During one of the many, many, armored-car heist sequences in “Wrath of Man,” the assailants splatter the windows with black paint, leaving the driver of the vehicle and his partner in the dark, unable to tell what the hell is going on and why.
Great. Now they know how we feel.
Guy Ritchie’s latest effort — a remake of the 2004 French film “Le Convoyeur” aka “Cash Truck” — plays like a half-hearted cover version of Ritchie’s best kinetic actioners, so why do we need this when we already have “Lock, Stock and Two Smoking Barrels,” “Snatch” and even last year’s fantastically cockeyed “The Gentlemen”?
Spoiler alert: We don’t.
Tired, uninspired and meandering, “Wrath of Man” is a step backward for Ritchie, a step sideways for the stoic-for-life Jason Statham (reteaming with Ritchie for the first time in 16 years) and a misstep for anyone who invests their time and money on 118 minutes of such convoluted and forgettable nonsense. This is the kind of movie where even the poster isn’t consistent with the film itself; the advertising artwork depicts a bruised Statham in a beautifully tailored suit, indicating he might be playing some sort of high-end bodyguard or elite jewel thief or millionaire mercenary, when in fact his character shambles about in Dad Khakis, black zip-up sweaters and security guard uniforms.

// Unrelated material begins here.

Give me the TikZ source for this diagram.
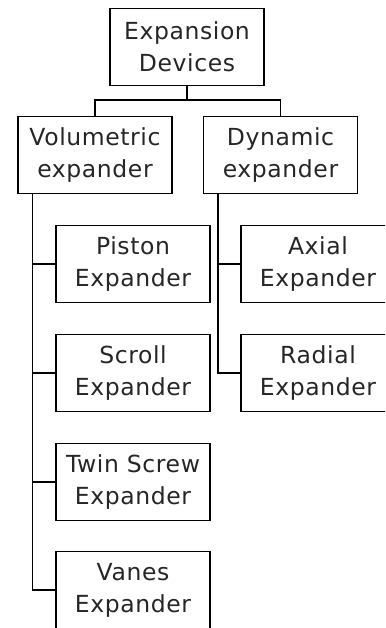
\documentclass[tikz,border=0pt]{standalone}
\usepackage{fontspec}
\setmainfont{DejaVu Sans}[LetterSpace=2.5]
\begin{document}
\begin{tikzpicture}[x=1pt,y=-1pt,
  box/.style={draw=black, line width=1.4pt, minimum width=154pt, minimum height=77pt,
    inner sep=0pt, align=center, text=black!85, font=\fontsize{23.5}{32}\selectfont},
  link/.style={draw=black, line width=1.6pt}]
\useasboundingbox (0,0) rectangle (385,628);
\clip (0,0) rectangle (385,628);
\node[box] (root) at (187,47) {Expansion\\Devices};
\node[box] (vol) at (95,155) {Volumetric\\expander};
\node[box] (dyn) at (280.5,155) {Dynamic\\expander};
\node[box] (piston) at (133,264) {Piston\\Expander};
\node[box] (scroll) at (133,373) {Scroll\\Expander};
\node[box] (twin) at (133,482) {Twin Screw\\Expander};
\node[box] (vanes) at (133,590) {Vanes\\Expander};
\node[box] (axial) at (318,264) {Axial\\Expander};
\node[box] (radial) at (318,373) {Radial\\Expander};
\draw[link] (root.south) -- ++(0,14) -| (vol.north);
\draw[link] (root.south) -- ++(0,14) -| (dyn.north);
\draw[link] ([xshift=15pt]vol.south west) |- (piston.west);
\draw[link] ([xshift=15pt]vol.south west) |- (scroll.west);
\draw[link] ([xshift=15pt]vol.south west) |- (twin.west);
\draw[link] ([xshift=15pt]vol.south west) |- (vanes.west);
\draw[link] ([xshift=15pt]dyn.south west) |- (axial.west);
\draw[link] ([xshift=15pt]dyn.south west) |- (radial.west);
\end{tikzpicture}
\end{document}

Much more disconcerting is a storyline that serpentines this way and that, hopping all over the timeline — a favorite hallmark of Ritchie’s, but rarely employed to such underwhelming effect. A whiplash-inducing change in P.O.V. leaves Statham on the sidelines for a good chunk of time and makes us feel as if we’ve been plunged into an entirely different movie, for no great reason. If we’re gonna have a Jason Statham movie, let’s have Jason Statham around nearly all of the time — and oh yeah, let’s not disguise him in body armor and a reflective helmet in the penultimate action scene, making it virtually impossible to distinguish him from a half-dozen other gun-wielding men.
Statham plays Patrick Hill, a security specialist who has just been hired as an armed guard at a private, Los Angeles-based cash truck firm known as Fortico Securities. On Hill’s first day on the job, the veteran and likable Bullet (Holt McCallany from “Mindhunter”), the de facto clubhouse leader of the organization, dubs him H, “like the bomb or Jesus H,” ha ha ha. Our man H barely passed the firearm accuracy and driving tests to qualify for the job, and his new partner, the cocky Boy Sweat Dave (Josh Hartnett), mocks H and tells him to stay out of his way — but when the bleep hits the fan and armed gunmen try to take down the truck, Boy Sweat Dave is more like Flop Sweat Dave, and H coolly and efficiently mows down every last henchman. Something doesn’t add up about this guy, says Eddie Marsan’s Terry, the exec who runs the company — a sentiment echoed by a number of others who see H in action and realize he’s not some journeyman security guard.
Gee. Ya think?
Turns out H runs his own elite squad of lethal killers, and though it’s not entirely clearly what these guys specialize in, they spring into action and start hunting down, torturing and executing suspects after H’s son Dougie (Eli Brown) is in the wrong place at the wrong time and is gunned down. (We learn the full story in flashback.) Meanwhile, as H thwarts yet ANOTHER attempted robbery of a Fortico armored car, we shift gears and find ourselves in a movie about a group of disgruntled, restless and bored American combat veterans who start pulling off heists because they’re, well, disgruntled, restless and bored.
Top-tier actors such as Jeffrey Donovan, who plays the leader of the squad, a family man with a loving wife and two adoring children, and Scott Eastwood, portraying the obligatory scar-faced, crazy-eyed, bloodthirsty killer who’s in it more for the action than the money, are wasted in paper-thin roles. But at least we know who these guys are and what they’re all about, as opposed to Andy Garcia’s Agent King, who is apparently the king of all agents at … some agency, and either used to be or still is H’s boss and exists primarily to look the other way while H presides over the murders of a number of notorious scumbags who might have been tied to his son’s murder.
After an overlong heist sequence that only serves to remind us how difficult it is to match up to films such as “Heat,” there’s an epilogue that’s entirely unsurprising and not the least bit satisfying, in large part because the main villain was never fleshed out and just seems like the last in a long, long line of killers and thieves who find themselves on the wrong end of H’s gun.